WRITTEN REQUEST → Using the listing below, select the lines with the word "page" and copy them.
====
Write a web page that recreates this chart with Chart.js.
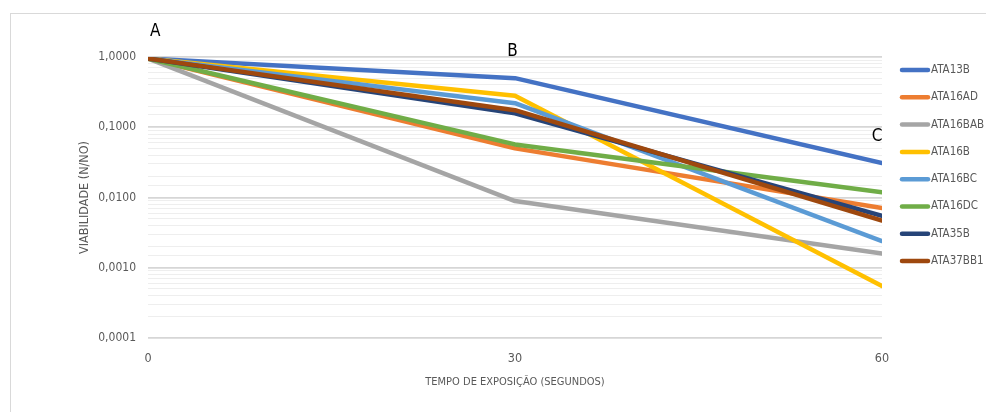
<!DOCTYPE html>
<html>
<head>
<meta charset="utf-8">
<script src="https://cdn.jsdelivr.net/npm/chart.js@4/dist/chart.umd.min.js"></script>
<style>
  html, body { margin: 0; padding: 0; background: #ffffff; overflow: hidden; }
  #wrap { position: relative; width: 986px; height: 412px; }
  #frame { position: absolute; left: 10px; top: 13px; width: 1000px; height: 420px; border: 1px solid #d9d9d9; box-sizing: border-box; }
  canvas { position: absolute; left: 0; top: 0; }
</style>
</head>
<body>
<div id="wrap">
  <div id="frame"></div>
  <canvas id="c" width="986" height="412"></canvas>
</div>
<script>
// ---- data ----
const times = [0, 30, 60];
const seriesNames = ['ATA13B', 'ATA16AD', 'ATA16BAB', 'ATA16B', 'ATA16BC', 'ATA16DC', 'ATA35B', 'ATA37BB1'];
const ATA13B   = [0.95, 0.50,  0.031];
const ATA16AD  = [0.95, 0.050, 0.0071];
const ATA16BAB = [0.95, 0.0089, 0.0016];
const ATA16B   = [0.95, 0.28,  0.00055];
const ATA16BC  = [0.95, 0.22,  0.0024];
const ATA16DC  = [0.95, 0.057, 0.0119];
const ATA35B   = [0.95, 0.158, 0.0055];
const ATA37BB1 = [0.95, 0.175, 0.0047];
const seriesValues = [ATA13B, ATA16AD, ATA16BAB, ATA16B, ATA16BC, ATA16DC, ATA35B, ATA37BB1];
const seriesColors = ['#4472C4', '#ED7D31', '#A5A5A5', '#FFC000', '#5B9BD5', '#70AD47', '#264478', '#9E480E'];
const xTickValues = [0, 30, 60];
const annotationText = ['A', 'B', 'C'];
const annotationX = [0.6, 29.8, 59.6];
const annotationY = [2.3, 1.18, 0.073];

const NARROW = '"DejaVu Sans Condensed", "Liberation Sans Narrow", "Liberation Sans", Arial, sans-serif';
const TEXT = '#595959';

function isDecade(v) {
  const l = Math.log10(v);
  return Math.abs(l - Math.round(l)) < 1e-9;
}

const datasets = seriesNames.map((name, i) => ({
  label: name,
  data: times.map((t, k) => ({ x: t, y: seriesValues[i][k] })),
  borderColor: seriesColors[i],
  backgroundColor: seriesColors[i],
  borderWidth: 4.5,
  pointRadius: 0,
  tension: 0,
  fill: false,
  borderJoinStyle: 'round',
  borderCapStyle: 'round',
  order: seriesNames.length - i
}));

const legendPlugin = {
  id: 'sideLegend',
  afterDraw(chart) {
    const ctx = chart.ctx;
    ctx.save();
    ctx.font = '11.5px ' + NARROW;
    ctx.textBaseline = 'middle';
    ctx.textAlign = 'left';
    chart.data.datasets.forEach((ds, i) => {
      const y = 70 + i * 27.3;
      ctx.strokeStyle = ds.borderColor;
      ctx.lineWidth = 4.5;
      ctx.lineCap = 'round';
      ctx.beginPath();
      ctx.moveTo(902, y);
      ctx.lineTo(928, y);
      ctx.stroke();
      ctx.fillStyle = TEXT;
      ctx.fillText(ds.label, 931, y);
    });
    ctx.restore();
  }
};

const annotationPlugin = {
  id: 'letters',
  afterDraw(chart) {
    const ctx = chart.ctx;
    const xs = chart.scales.x, ys = chart.scales.y;
    ctx.save();
    ctx.font = '17px ' + NARROW;
    ctx.fillStyle = '#000000';
    ctx.textAlign = 'center';
    ctx.textBaseline = 'middle';
    annotationText.forEach((t, i) => {
      ctx.fillText(t, xs.getPixelForValue(annotationX[i]), ys.getPixelForValue(annotationY[i]));
    });
    ctx.restore();
  }
};

new Chart(document.getElementById('c'), {
  type: 'line',
  data: { datasets },
  plugins: [legendPlugin, annotationPlugin],
  options: {
    responsive: false,
    animation: false,
    devicePixelRatio: 1,
    layout: { padding: { top: 57, right: 104, bottom: 0, left: 0 } },
    plugins: { legend: { display: false }, tooltip: { enabled: false } },
    scales: {
      x: {
        type: 'linear',
        min: 0, max: 60,
        afterBuildTicks(scale) { scale.ticks = xTickValues.map(v => ({ value: v })); },
        afterFit(scale) { scale.height = 74; },
        grid: { display: false, drawTicks: false },
        border: { display: false },
        ticks: { color: TEXT, font: { family: NARROW, size: 12.5 }, padding: 13, maxRotation: 0 },
        title: {
          display: true,
          text: 'TEMPO DE EXPOSIÇÃO (SEGUNDOS)',
          color: TEXT,
          font: { family: NARROW, size: 11 },
          padding: { top: 0, bottom: 23 }
        }
      },
      y: {
        type: 'logarithmic',
        min: 0.0001, max: 1,
        afterFit(scale) { scale.width = 148; },
        grid: {
          drawTicks: false,
          color: c => isDecade(c.tick.value) ? '#d6d6d6' : '#eeeeee',
          lineWidth: c => isDecade(c.tick.value) ? 1.8 : 1
        },
        border: { display: false },
        ticks: {
          autoSkip: false,
          color: TEXT,
          font: { family: NARROW, size: 12 },
          padding: 12,
          callback: v => isDecade(v) ? v.toFixed(4).replace('.', ',') : ''
        },
        title: {
          display: true,
          text: 'VIABILIDADE (N/NO)',
          color: TEXT,
          font: { family: NARROW, size: 12.5 },
          padding: { top: 77, bottom: 0 }
        }
      }
    }
  }
});
</script>
</body>
</html>
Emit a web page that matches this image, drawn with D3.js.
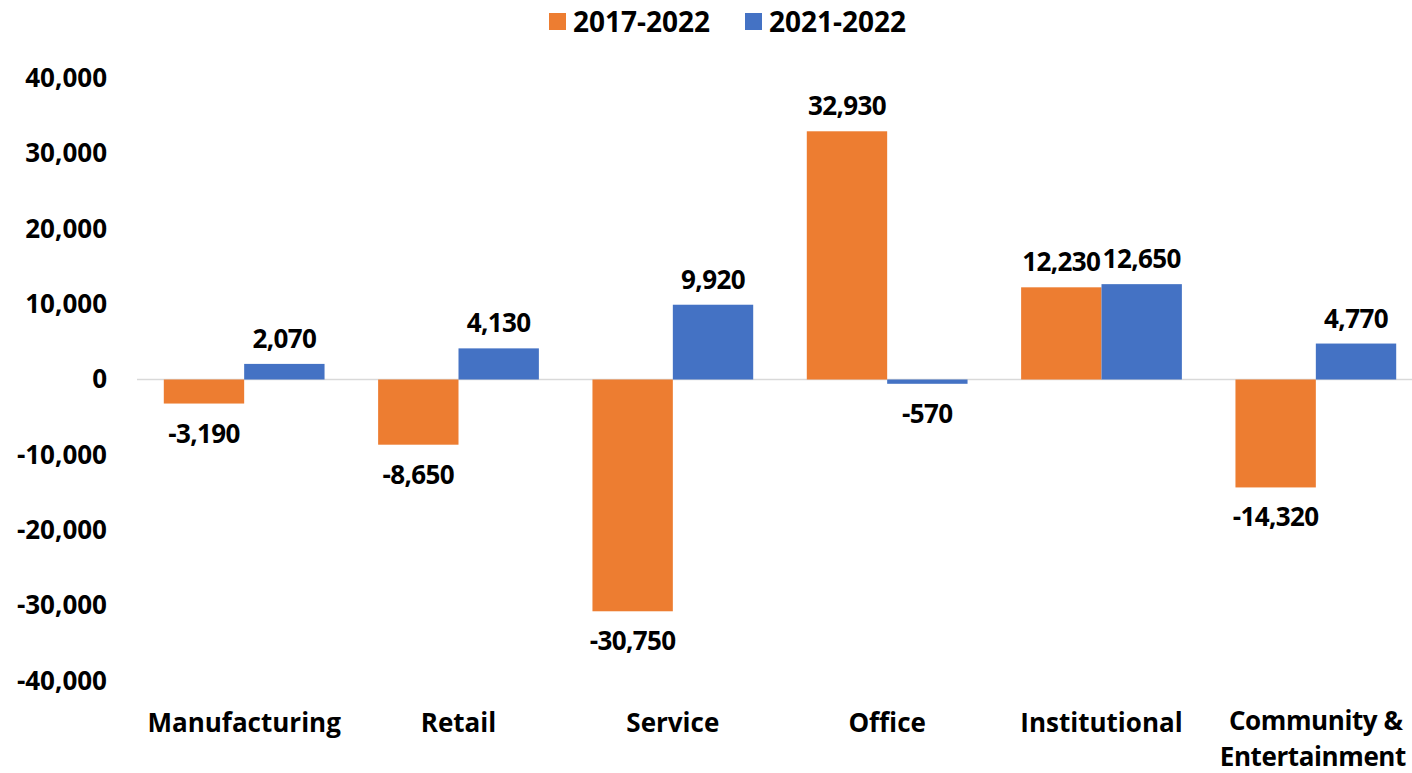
====
THE RESULT →
Write a web page that recreates this chart with Chart.js.
Emit a web page that matches this image, drawn with D3.js.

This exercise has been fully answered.